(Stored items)

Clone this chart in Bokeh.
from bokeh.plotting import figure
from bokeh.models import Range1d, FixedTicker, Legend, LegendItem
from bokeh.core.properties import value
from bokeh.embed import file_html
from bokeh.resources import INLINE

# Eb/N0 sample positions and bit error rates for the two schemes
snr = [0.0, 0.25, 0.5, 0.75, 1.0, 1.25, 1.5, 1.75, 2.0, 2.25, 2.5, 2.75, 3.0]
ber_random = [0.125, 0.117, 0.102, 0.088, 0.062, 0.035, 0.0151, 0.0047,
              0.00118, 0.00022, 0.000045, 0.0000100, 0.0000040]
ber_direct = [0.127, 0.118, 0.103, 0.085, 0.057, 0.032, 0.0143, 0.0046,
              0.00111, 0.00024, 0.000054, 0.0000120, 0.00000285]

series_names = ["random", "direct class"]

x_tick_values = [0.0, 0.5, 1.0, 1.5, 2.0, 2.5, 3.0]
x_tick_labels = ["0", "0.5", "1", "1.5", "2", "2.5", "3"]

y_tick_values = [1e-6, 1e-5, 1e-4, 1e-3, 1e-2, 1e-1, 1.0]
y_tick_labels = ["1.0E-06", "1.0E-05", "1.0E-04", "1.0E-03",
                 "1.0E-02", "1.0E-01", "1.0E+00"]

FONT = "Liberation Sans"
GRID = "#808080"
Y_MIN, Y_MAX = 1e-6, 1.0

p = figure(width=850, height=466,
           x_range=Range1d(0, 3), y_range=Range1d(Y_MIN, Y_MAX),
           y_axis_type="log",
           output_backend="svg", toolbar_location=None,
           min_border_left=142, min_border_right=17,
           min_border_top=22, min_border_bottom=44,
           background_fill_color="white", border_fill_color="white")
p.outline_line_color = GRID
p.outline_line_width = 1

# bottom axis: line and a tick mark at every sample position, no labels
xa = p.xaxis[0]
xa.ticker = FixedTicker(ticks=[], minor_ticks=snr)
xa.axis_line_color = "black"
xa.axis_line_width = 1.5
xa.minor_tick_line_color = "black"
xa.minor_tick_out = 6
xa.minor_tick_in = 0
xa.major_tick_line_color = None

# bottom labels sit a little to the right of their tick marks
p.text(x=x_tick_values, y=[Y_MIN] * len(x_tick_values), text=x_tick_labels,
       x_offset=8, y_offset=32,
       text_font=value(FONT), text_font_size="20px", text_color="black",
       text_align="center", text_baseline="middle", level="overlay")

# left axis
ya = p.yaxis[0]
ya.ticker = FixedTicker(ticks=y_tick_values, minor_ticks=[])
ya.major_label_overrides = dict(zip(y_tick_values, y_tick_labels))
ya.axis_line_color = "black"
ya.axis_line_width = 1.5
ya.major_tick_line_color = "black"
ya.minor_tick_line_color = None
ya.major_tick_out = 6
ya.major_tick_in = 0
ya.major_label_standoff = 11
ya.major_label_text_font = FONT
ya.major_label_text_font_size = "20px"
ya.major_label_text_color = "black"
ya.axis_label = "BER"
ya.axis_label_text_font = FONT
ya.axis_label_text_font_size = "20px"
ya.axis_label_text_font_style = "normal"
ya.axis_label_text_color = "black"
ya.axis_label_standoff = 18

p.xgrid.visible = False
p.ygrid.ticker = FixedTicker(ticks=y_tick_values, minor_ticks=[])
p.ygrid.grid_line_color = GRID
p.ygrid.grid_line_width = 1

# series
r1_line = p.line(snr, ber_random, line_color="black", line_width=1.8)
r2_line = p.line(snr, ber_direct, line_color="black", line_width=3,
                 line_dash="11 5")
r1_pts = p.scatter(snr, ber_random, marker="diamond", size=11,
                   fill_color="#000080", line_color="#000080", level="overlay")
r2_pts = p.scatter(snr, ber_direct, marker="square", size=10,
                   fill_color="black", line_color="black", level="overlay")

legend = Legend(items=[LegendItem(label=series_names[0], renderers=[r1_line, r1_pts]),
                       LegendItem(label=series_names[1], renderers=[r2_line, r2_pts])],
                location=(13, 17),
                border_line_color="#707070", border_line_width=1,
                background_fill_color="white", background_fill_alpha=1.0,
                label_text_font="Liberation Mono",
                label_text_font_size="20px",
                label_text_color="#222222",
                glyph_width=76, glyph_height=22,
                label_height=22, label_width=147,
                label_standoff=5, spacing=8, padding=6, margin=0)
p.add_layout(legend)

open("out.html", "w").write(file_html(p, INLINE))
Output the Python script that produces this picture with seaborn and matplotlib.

> [Aim]: Quote all of the entries verbatim.

> [Complete answer]:
Clone this chart in Bokeh.
from bokeh.plotting import figure
from bokeh.models import Range1d, FixedTicker, Legend, LegendItem
from bokeh.core.properties import value
from bokeh.embed import file_html
from bokeh.resources import INLINE

# Eb/N0 sample positions and bit error rates for the two schemes
snr = [0.0, 0.25, 0.5, 0.75, 1.0, 1.25, 1.5, 1.75, 2.0, 2.25, 2.5, 2.75, 3.0]
ber_random = [0.125, 0.117, 0.102, 0.088, 0.062, 0.035, 0.0151, 0.0047,
              0.00118, 0.00022, 0.000045, 0.0000100, 0.0000040]
ber_direct = [0.127, 0.118, 0.103, 0.085, 0.057, 0.032, 0.0143, 0.0046,
              0.00111, 0.00024, 0.000054, 0.0000120, 0.00000285]

series_names = ["random", "direct class"]

x_tick_values = [0.0, 0.5, 1.0, 1.5, 2.0, 2.5, 3.0]
x_tick_labels = ["0", "0.5", "1", "1.5", "2", "2.5", "3"]

y_tick_values = [1e-6, 1e-5, 1e-4, 1e-3, 1e-2, 1e-1, 1.0]
y_tick_labels = ["1.0E-06", "1.0E-05", "1.0E-04", "1.0E-03",
                 "1.0E-02", "1.0E-01", "1.0E+00"]

FONT = "Liberation Sans"
GRID = "#808080"
Y_MIN, Y_MAX = 1e-6, 1.0

p = figure(width=850, height=466,
           x_range=Range1d(0, 3), y_range=Range1d(Y_MIN, Y_MAX),
           y_axis_type="log",
           output_backend="svg", toolbar_location=None,
           min_border_left=142, min_border_right=17,
           min_border_top=22, min_border_bottom=44,
           background_fill_color="white", border_fill_color="white")
p.outline_line_color = GRID
p.outline_line_width = 1

# bottom axis: line and a tick mark at every sample position, no labels
xa = p.xaxis[0]
xa.ticker = FixedTicker(ticks=[], minor_ticks=snr)
xa.axis_line_color = "black"
xa.axis_line_width = 1.5
xa.minor_tick_line_color = "black"
xa.minor_tick_out = 6
xa.minor_tick_in = 0
xa.major_tick_line_color = None

# bottom labels sit a little to the right of their tick marks
p.text(x=x_tick_values, y=[Y_MIN] * len(x_tick_values), text=x_tick_labels,
       x_offset=8, y_offset=32,
       text_font=value(FONT), text_font_size="20px", text_color="black",
       text_align="center", text_baseline="middle", level="overlay")

# left axis
ya = p.yaxis[0]
ya.ticker = FixedTicker(ticks=y_tick_values, minor_ticks=[])
ya.major_label_overrides = dict(zip(y_tick_values, y_tick_labels))
ya.axis_line_color = "black"
ya.axis_line_width = 1.5
ya.major_tick_line_color = "black"
ya.minor_tick_line_color = None
ya.major_tick_out = 6
ya.major_tick_in = 0
ya.major_label_standoff = 11
ya.major_label_text_font = FONT
ya.major_label_text_font_size = "20px"
ya.major_label_text_color = "black"
ya.axis_label = "BER"
ya.axis_label_text_font = FONT
ya.axis_label_text_font_size = "20px"
ya.axis_label_text_font_style = "normal"
ya.axis_label_text_color = "black"
ya.axis_label_standoff = 18

p.xgrid.visible = False
p.ygrid.ticker = FixedTicker(ticks=y_tick_values, minor_ticks=[])
p.ygrid.grid_line_color = GRID
p.ygrid.grid_line_width = 1

# series
r1_line = p.line(snr, ber_random, line_color="black", line_width=1.8)
r2_line = p.line(snr, ber_direct, line_color="black", line_width=3,
                 line_dash="11 5")
r1_pts = p.scatter(snr, ber_random, marker="diamond", size=11,
                   fill_color="#000080", line_color="#000080", level="overlay")
r2_pts = p.scatter(snr, ber_direct, marker="square", size=10,
                   fill_color="black", line_color="black", level="overlay")

legend = Legend(items=[LegendItem(label=series_names[0], renderers=[r1_line, r1_pts]),
                       LegendItem(label=series_names[1], renderers=[r2_line, r2_pts])],
                location=(13, 17),
                border_line_color="#707070", border_line_width=1,
                background_fill_color="white", background_fill_alpha=1.0,
                label_text_font="Liberation Mono",
                label_text_font_size="20px",
                label_text_color="#222222",
                glyph_width=76, glyph_height=22,
                label_height=22, label_width=147,
                label_standoff=5, spacing=8, padding=6, margin=0)
p.add_layout(legend)

open("out.html", "w").write(file_html(p, INLINE))
Output the Python script that produces this picture with seaborn and matplotlib.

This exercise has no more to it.